Of course, by now I’ve been a part of all sorts of mortifying getting-to know-you activities. I’ve helped a group of students across a river made of real life ground and filled with blue rubber pirrahnas. I’ve come up with all sorts of alliterations for my name like Tasty Tamryn, Terrific Tamryn, Tender Tamryn. (Any help on these would be greatly appreciated as I never know when the next happy name circle might be sprung upon me). I find myself breaking an awkward moment with, “Oh, you’re Jumping Jeffery, right?”

But not too worry folks, it’s not all kindergarten inspired. We’ve had some really informative lectures and super helpful tours around campus. Some of our RAs – older student helper people – are pretty cool and we’ve dragged them out with us into downtown Vancouver. I hadn’t really experienced the nightlife of Vancouver except for a few lovely restaurants and Jazz clubs with my dad (I’ve been in and around Vancouver and Vancouver Island for about a month beforehand), so the past few nights have been rather entertaining – we’re all extremely foreign, so we usually end up asking people to help us out with places to go. Once we had a tall man in pink suit with a red scarf and hat show us around. His name was Douglas. But for those of you who are interested, Vancouver in the dark is seriously competent in comparison to my previous experiences traveling, and I’m sure with a little looking around it’ll only get better.

A few of us went to the “clothing optional” beach neighbouring my new rez (Place Vanier) – ya I know – and had one of the most amazing evenings I’ve had in a while. We all packed little bags of fruits and biscuits and cheese and spent a few hours on the beach watching the sunset to the sound of African drums and people cheering the sun in it’s last few moments shining! It was so gorgeous! Then we danced in the sea until the fun-loving cops asked us to “Please clear the beach”.

I must say, so far, it really has been a case of serious information overload.
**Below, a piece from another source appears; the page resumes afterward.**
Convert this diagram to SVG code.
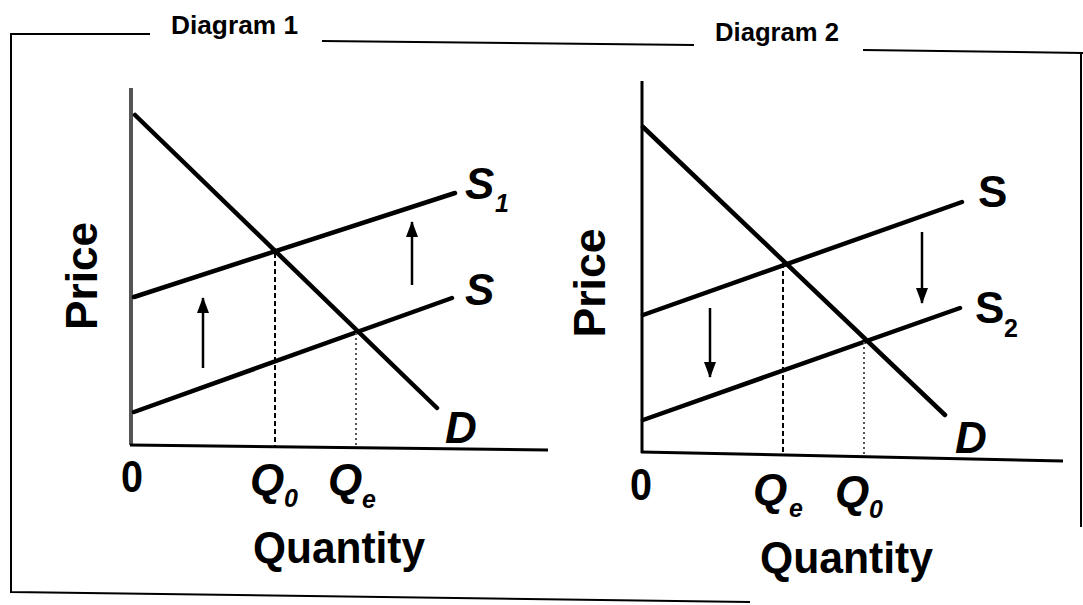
<svg xmlns="http://www.w3.org/2000/svg" width="1083" height="605" viewBox="0 0 1083 605">
<style>
.frame{stroke:#000;stroke-width:2;fill:none}
.axis{stroke:#000;stroke-width:3;fill:none}
.curve{stroke:#000;stroke-width:4.5;fill:none;stroke-linecap:round}
.dash{stroke:#000;stroke-width:2;fill:none;stroke-dasharray:5 3}
.dot{stroke:#555;stroke-width:2;fill:none;stroke-dasharray:2 3}
.arr{stroke:#000;stroke-width:2.5;fill:none}
.title{font-family:"Liberation Sans",Arial,sans-serif;font-weight:bold;font-size:25px;fill:#000}
.lbl{font-family:"Liberation Sans",Arial,sans-serif;font-weight:bold;font-size:44px;fill:#000}
.it{font-style:italic}
.sub{font-family:"Liberation Sans",Arial,sans-serif;font-weight:bold;font-size:25px;fill:#000}
</style>
<defs>
<marker id="ah" viewBox="0 0 16 12" refX="15" refY="6" markerWidth="16" markerHeight="12" orient="auto" markerUnits="userSpaceOnUse">
<path d="M0,0 L16,6 L0,12 Z" fill="#000"/>
</marker>
</defs>
<rect width="1083" height="605" fill="#fff"/>
<g id="frame">
<polyline class="frame" points="150,34 11,34 11,592 750,602"/>
<line class="frame" x1="322" y1="41" x2="694" y2="45"/>
<line class="frame" x1="863" y1="50" x2="1083" y2="53"/>
<line class="frame" x1="1081" y1="53" x2="1081" y2="527"/>
<text class="title" x="171" y="34" textLength="127" lengthAdjust="spacingAndGlyphs">Diagram 1</text>
<text class="title" x="715" y="41" textLength="124" lengthAdjust="spacingAndGlyphs">Diagram 2</text>
</g>
<g id="diagram1">
<line class="axis" x1="131" y1="88" x2="131" y2="445" style="stroke:#555;stroke-width:4"/>
<line class="axis" x1="130" y1="445" x2="548" y2="450"/>
<g id="connectors1">
<line class="curve" x1="135" y1="115" x2="437" y2="408"/>
<line class="curve" x1="134" y1="297" x2="455" y2="193"/>
<line class="curve" x1="134" y1="412" x2="452" y2="298"/>
<line class="dash" x1="275" y1="253" x2="275" y2="446"/>
<line class="dot" x1="356" y1="333" x2="356" y2="448"/>
<line class="arr" x1="203" y1="368" x2="203" y2="298" marker-end="url(#ah)"/>
<line class="arr" x1="412" y1="285" x2="412" y2="222" marker-end="url(#ah)"/>
</g>
<text class="lbl" transform="translate(97,276) rotate(-90)" text-anchor="middle" textLength="108" lengthAdjust="spacingAndGlyphs">Price</text>
<text class="lbl it" x="465" y="199">S</text>
<text class="sub it" x="495" y="212">1</text>
<text class="lbl it" x="465" y="305">S</text>
<text class="lbl it" x="445" y="443">D</text>
<text class="lbl" x="121" y="492" textLength="22" lengthAdjust="spacingAndGlyphs">0</text>
<text class="lbl it" x="250" y="495">Q</text>
<text class="sub it" x="284" y="507">0</text>
<text class="lbl it" x="328" y="495">Q</text>
<text class="sub it" x="362" y="508">e</text>
<text class="lbl" x="253" y="563" textLength="172" lengthAdjust="spacingAndGlyphs">Quantity</text>
</g>
<g id="diagram2">
<line class="axis" x1="642" y1="81" x2="642" y2="453"/>
<line class="axis" x1="641" y1="452" x2="1063" y2="461"/>
<g id="connectors2">
<line class="curve" x1="643" y1="127" x2="945" y2="415"/>
<line class="curve" x1="643" y1="315" x2="962" y2="202"/>
<line class="curve" x1="643" y1="420" x2="960" y2="308"/>
<line class="dash" x1="783" y1="263" x2="783" y2="454"/>
<line class="dot" x1="864" y1="342" x2="864" y2="456"/>
<line class="arr" x1="710" y1="308" x2="710" y2="377" marker-end="url(#ah)"/>
<line class="arr" x1="922" y1="232" x2="922" y2="303" marker-end="url(#ah)"/>
</g>
<text class="lbl" transform="translate(605,283) rotate(-90)" text-anchor="middle" textLength="109" lengthAdjust="spacingAndGlyphs">Price</text>
<text class="lbl" x="978" y="207">S</text>
<text class="lbl" x="975" y="323">S</text>
<text class="sub" x="1004" y="337">2</text>
<text class="lbl it" x="955" y="453">D</text>
<text class="lbl" x="630" y="500" textLength="22" lengthAdjust="spacingAndGlyphs">0</text>
<text class="lbl it" x="753" y="505">Q</text>
<text class="sub it" x="789" y="517">e</text>
<text class="lbl it" x="835" y="507">Q</text>
<text class="sub it" x="869" y="518">0</text>
<text class="lbl" x="760" y="573" textLength="173" lengthAdjust="spacingAndGlyphs">Quantity</text>
</g>
</svg>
I am desperately hoping everything will just happens to sink in one rainy day. There are just so many new concepts to grasp, new names to remember, different ways of doing things, contrasting things to be expected form different lecturers and/or faculties. In fact, first prize would actually just be remembering who and where to go for help, as it has become very obvious that there is no shortage help and guidance – perhaps, only a fear or reluctance or -more common – unawareness of how to ask for it.

I guess this all for now… I had a really late night last night and really need to catch up on some sleep. We have such a rich and demanding schedule and I really don’t want to miss out anything!

I’ll do my best to fill you all in on some of the important info I’ve managed to soak up from all the of the super-informed around campus next time round.

I look forward to meeting all of you!